1. Atomic Orbitals: Each oxygen atom has the electronic configuration 1s²2s²2p⁴.

2. Total Valence Electrons: O₂ has a total of 2 * 6 = 12 valence electrons.

3. MO Diagram (without significant s-p Mixing):

   • σ2s (2 electrons)
   • σ*2s (2 electrons)
   • σ2pz (2 electrons)
   • π2px = π2py (4 electrons)
   • π*2px = π*2py (2 electrons)

4. Electronic Configuration: (σ2s)² (σ*2s)² (σ2pz)² (π2px)² (π2py)² (π*2px)¹ (π*2py)¹

5. Bond Order: (8 - 4) / 2 = 2 (a double bond)

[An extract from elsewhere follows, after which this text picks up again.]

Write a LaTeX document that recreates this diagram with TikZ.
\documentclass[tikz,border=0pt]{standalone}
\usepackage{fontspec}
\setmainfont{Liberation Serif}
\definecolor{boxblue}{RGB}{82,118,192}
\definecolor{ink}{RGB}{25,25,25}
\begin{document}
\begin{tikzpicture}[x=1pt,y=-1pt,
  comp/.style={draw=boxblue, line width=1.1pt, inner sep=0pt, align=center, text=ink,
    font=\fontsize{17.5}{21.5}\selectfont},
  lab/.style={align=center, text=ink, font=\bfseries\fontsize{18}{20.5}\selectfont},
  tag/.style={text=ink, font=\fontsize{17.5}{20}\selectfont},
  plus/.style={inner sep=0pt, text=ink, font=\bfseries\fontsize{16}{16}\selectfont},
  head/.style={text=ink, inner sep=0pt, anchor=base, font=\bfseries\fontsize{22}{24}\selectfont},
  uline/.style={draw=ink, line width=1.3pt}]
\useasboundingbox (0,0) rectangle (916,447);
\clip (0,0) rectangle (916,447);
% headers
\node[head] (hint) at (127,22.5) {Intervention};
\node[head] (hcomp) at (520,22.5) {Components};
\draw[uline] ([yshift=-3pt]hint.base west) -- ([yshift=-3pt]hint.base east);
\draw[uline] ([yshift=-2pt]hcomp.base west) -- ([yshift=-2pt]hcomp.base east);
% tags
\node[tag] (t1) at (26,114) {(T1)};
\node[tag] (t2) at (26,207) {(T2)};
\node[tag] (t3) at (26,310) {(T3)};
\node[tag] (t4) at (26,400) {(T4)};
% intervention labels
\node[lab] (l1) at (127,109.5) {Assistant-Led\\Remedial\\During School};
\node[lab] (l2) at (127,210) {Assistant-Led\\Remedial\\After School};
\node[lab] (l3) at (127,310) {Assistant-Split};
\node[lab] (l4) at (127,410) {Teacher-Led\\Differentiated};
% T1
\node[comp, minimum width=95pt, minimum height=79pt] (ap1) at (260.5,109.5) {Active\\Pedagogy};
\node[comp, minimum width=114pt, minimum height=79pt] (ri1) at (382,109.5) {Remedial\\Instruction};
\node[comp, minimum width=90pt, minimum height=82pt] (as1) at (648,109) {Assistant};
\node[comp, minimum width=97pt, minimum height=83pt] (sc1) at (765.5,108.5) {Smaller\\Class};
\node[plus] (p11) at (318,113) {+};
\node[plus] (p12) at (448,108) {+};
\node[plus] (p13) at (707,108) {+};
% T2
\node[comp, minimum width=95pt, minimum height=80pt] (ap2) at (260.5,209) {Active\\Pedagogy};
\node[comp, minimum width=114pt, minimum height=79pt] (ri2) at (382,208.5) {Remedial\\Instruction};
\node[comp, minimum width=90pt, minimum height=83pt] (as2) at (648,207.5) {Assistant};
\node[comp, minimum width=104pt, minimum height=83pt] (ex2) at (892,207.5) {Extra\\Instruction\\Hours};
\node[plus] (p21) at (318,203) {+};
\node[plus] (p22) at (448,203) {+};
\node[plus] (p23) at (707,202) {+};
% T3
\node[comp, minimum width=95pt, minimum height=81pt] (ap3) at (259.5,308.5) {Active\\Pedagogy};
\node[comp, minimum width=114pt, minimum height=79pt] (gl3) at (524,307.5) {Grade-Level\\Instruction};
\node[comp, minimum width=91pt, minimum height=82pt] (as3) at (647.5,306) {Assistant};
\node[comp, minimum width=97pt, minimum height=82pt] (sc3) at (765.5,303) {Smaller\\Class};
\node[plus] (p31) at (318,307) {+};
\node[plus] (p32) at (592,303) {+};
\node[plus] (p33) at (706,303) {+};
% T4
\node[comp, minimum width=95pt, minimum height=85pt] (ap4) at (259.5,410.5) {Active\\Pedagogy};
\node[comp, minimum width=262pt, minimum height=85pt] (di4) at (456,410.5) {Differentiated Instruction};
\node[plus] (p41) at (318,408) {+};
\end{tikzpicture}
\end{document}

6. Magnetic Properties: According to Hund's rule, the two electrons in the degenerate π*2px and π*2py orbitals will occupy separate orbitals with parallel spins. Thus, O₂ is paramagnetic. This explains why liquid oxygen is attracted to a magnetic field.

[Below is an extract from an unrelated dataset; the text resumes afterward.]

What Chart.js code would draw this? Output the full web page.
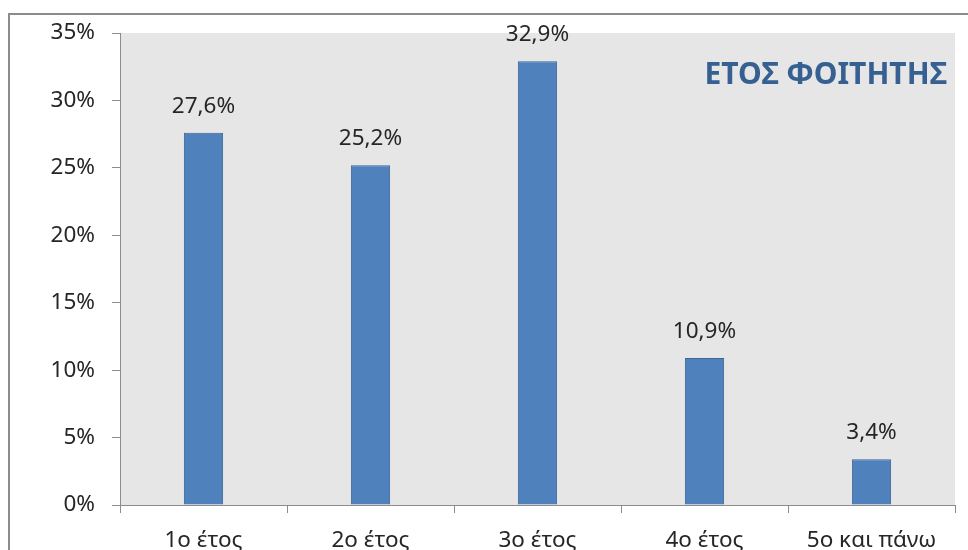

Significance of s-p Mixing

The degree of s-p mixing is crucial in determining the order of the molecular orbitals and, consequently, the electronic configuration and properties of the molecule.

• Lighter Diatomics (Li₂ to N₂): Significant s-p mixing raises the energy of the σ2pz orbital, pushing it above the π2px and π2py orbitals.

• Heavier Diatomics (O₂ and F₂): Less significant s-p mixing leaves the σ2pz orbital below the π2px and π2py orbitals.

The reason for this difference lies in the energy difference between the 2s and 2p atomic orbitals. As we move across the period, the effective nuclear charge increases, causing the 2s orbitals to be stabilized more than the 2p orbitals. This increases the energy difference between them, reducing the extent of s-p mixing.

Predicting Molecular Properties

The MO energy diagram is a powerful tool for predicting various molecular properties:

• Bond Order: As mentioned earlier, the bond order indicates the number of chemical bonds between the atoms. A higher bond order generally corresponds to a stronger and shorter bond.

• Magnetic Properties: The presence of unpaired electrons in the molecular orbitals results in paramagnetism, while the absence of unpaired electrons results in diamagnetism.

• Ionization Energy: The energy required to remove an electron from the highest occupied molecular orbital (HOMO) provides an estimate of the ionization energy.

• Electron Affinity: The energy released when an electron is added to the lowest unoccupied molecular orbital (LUMO) provides an estimate of the electron affinity.

• Spectroscopic Transitions: The energy difference between molecular orbitals can be related to the wavelengths of light absorbed or emitted during electronic transitions, providing insights into the molecule's spectroscopic properties.

Limitations and Considerations

While the MO energy diagram provides a useful framework for understanding the electronic structure of molecules, it has some limitations:

• Approximations: The MO theory is based on approximations, such as the Born-Oppenheimer approximation (assuming that the nuclei are stationary) and the neglect of electron correlation.

• Qualitative Nature: The diagram is primarily qualitative and does not provide precise energy values. Quantitative calculations require more sophisticated computational methods.

• Complexity for Polyatomic Molecules: The construction of MO diagrams becomes considerably more complex for polyatomic molecules with multiple bonding interactions.

Conclusion

The molecular orbital (MO) energy diagram for a period 2 homodiatomic molecule is a valuable tool for understanding its electronic structure, bonding, and properties. By considering the symmetry and overlap of atomic orbitals, s-p mixing, and the filling of molecular orbitals, one can predict bond order, magnetic properties, and other characteristics of the molecule. While the MO theory has its limitations, it provides a fundamental framework for comprehending chemical bonding and molecular behavior. The examples of dinitrogen (N₂) and dioxygen (O₂) illustrate how the MO diagram can explain their distinct properties, such as the triple bond and diamagnetism of N₂ and the double bond and paramagnetism of O₂. Understanding these concepts is essential for students and researchers in chemistry and related fields.